Q. about {0,1}-matrices.
Brendan McKay
bdm at cs.anu.edu.au
Sun Jan 7 01:41:44 CET 2007
* Brendan McKay <bdm at cs.anu.edu.au> [070107 11:27]:
> Incidentally, the definition of A006383 (Number of equivalence
> classes of n X n binary matrices when S_n acts independently on the
> rows and columns) seems to be the same as the definition of A002724
> (Number of inequivalent n X n binary matrices, where equivalence
> means permutations of rows and/or columns) but the numbers are
> different - what gives? A002724 is the one that seems to have
> values fitting the definition.
To answer my own question: A006383 also allows the operation of
complementing columns (but, apparently, not rows).
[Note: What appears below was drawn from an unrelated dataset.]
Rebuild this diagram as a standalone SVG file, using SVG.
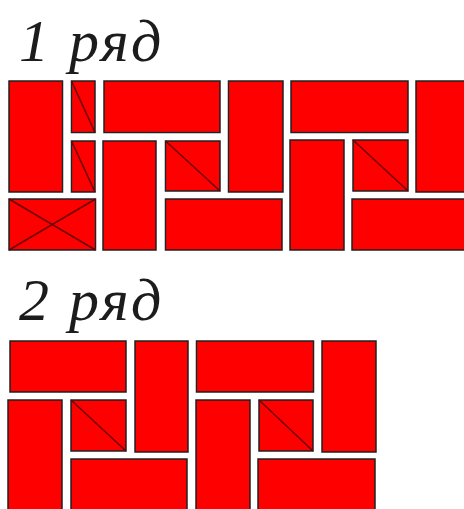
<svg xmlns="http://www.w3.org/2000/svg" width="464" height="509" viewBox="0 0 464 509">
<style>
.b{fill:#f00;stroke:#222;stroke-width:1.5}
.d{fill:none;stroke:#700000;stroke-width:1.6}
.t{font-family:"Liberation Serif",serif;font-style:italic;font-size:60px;letter-spacing:2.5px;fill:#1a1a1a}
</style>
<defs><filter id="s" x="-2%" y="-2%" width="104%" height="104%"><feGaussianBlur stdDeviation="0.6"/></filter></defs>
<rect width="464" height="509" fill="#fff"/>
<g filter="url(#s)">
<text id="label1" class="t" x="19" y="61">1 ряд</text>
<text id="label2" class="t" x="19" y="320">2 ряд</text>
<g id="row1">
<rect id="a1" class="b" x="9" y="81" width="53.5" height="111"/>
<g id="a2"><rect class="b" x="71.5" y="81" width="23.5" height="51.5"/><path class="d" d="M71.5 81L95 132.5"/></g>
<rect id="a3" class="b" x="104" y="81" width="116" height="51.5"/>
<g id="a4"><rect class="b" x="71.5" y="141" width="23.5" height="51"/><path class="d" d="M71.5 141L95 192"/></g>
<rect id="a5" class="b" x="103" y="141" width="53" height="109"/>
<g id="a6"><rect class="b" x="165.5" y="141" width="54.5" height="50"/><path class="d" d="M165.5 141L220 191"/></g>
<g id="a7"><rect class="b" x="9" y="199" width="86.5" height="51"/><path class="d" d="M9 199L95.5 250M9 250L95.5 199"/></g>
<rect id="a8" class="b" x="165.5" y="199" width="116.5" height="51"/>
<rect id="a9" class="b" x="228.500" y="81" width="54.500" height="111"/>
<rect id="a10" class="b" x="291" y="81" width="117" height="51.500"/>
<rect id="a11" class="b" x="416" y="81" width="60" height="111"/>
<rect id="a12" class="b" x="290" y="140" width="54" height="110"/>
<g id="a13"><rect class="b" x="353" y="140" width="55" height="51"/><path class="d" d="M353 140L408 191"/></g>
<rect id="a14" class="b" x="352" y="199" width="124" height="51"/>
</g>
<g id="row2">
<rect id="b1" class="b" x="10" y="341" width="116" height="51"/>
<rect id="b2" class="b" x="135" y="341" width="53" height="111"/>
<rect id="b3" class="b" x="8" y="400" width="54" height="120"/>
<g id="b4"><rect class="b" x="71" y="400" width="55" height="51"/><path class="d" d="M71 400L126 451"/></g>
<rect id="b5" class="b" x="71" y="459" width="116" height="60"/>
<rect id="b6" class="b" x="196.500" y="341" width="117" height="51"/>
<rect id="b7" class="b" x="322" y="341" width="54" height="111"/>
<rect id="b8" class="b" x="196" y="400" width="54" height="120"/>
<g id="b9"><rect class="b" x="259" y="400" width="54" height="51"/><path class="d" d="M259 400L313 451"/></g>
<rect id="b10" class="b" x="258" y="459" width="117" height="60"/>
</g>
</g>
</svg>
Neil, can
you fix that?
Brendan.
> * N. J. A. Sloane <njas at research.att.com> [070107 10:50]:
> > Brendan said:
> >
> > In a little less than 30 minutes, my C program counted:
> >
> > 1, 4, 68, 5008, 1603232, 2224232640
> >
> > Me: Pretty amazing!
> >
> > Did your C program use the following observation:
> > - the number of ways to add a border to an n-1 X n-1
> > matrix A doesn'y change if you permute the rows
> > and columns of A
> >
> > For going from n=6 to n=7 that's a potential saving
> > of 6! * 6!. In other words, for each of the 2224232640
> > 6x6s, put it into canonical form.
> > When you have all the canon. forms, and their multiplicities,
> > then see how many ways each can be extended.
> > But you are the Latin square expert, so probably you did this
> > without thinking it was worth mentioning.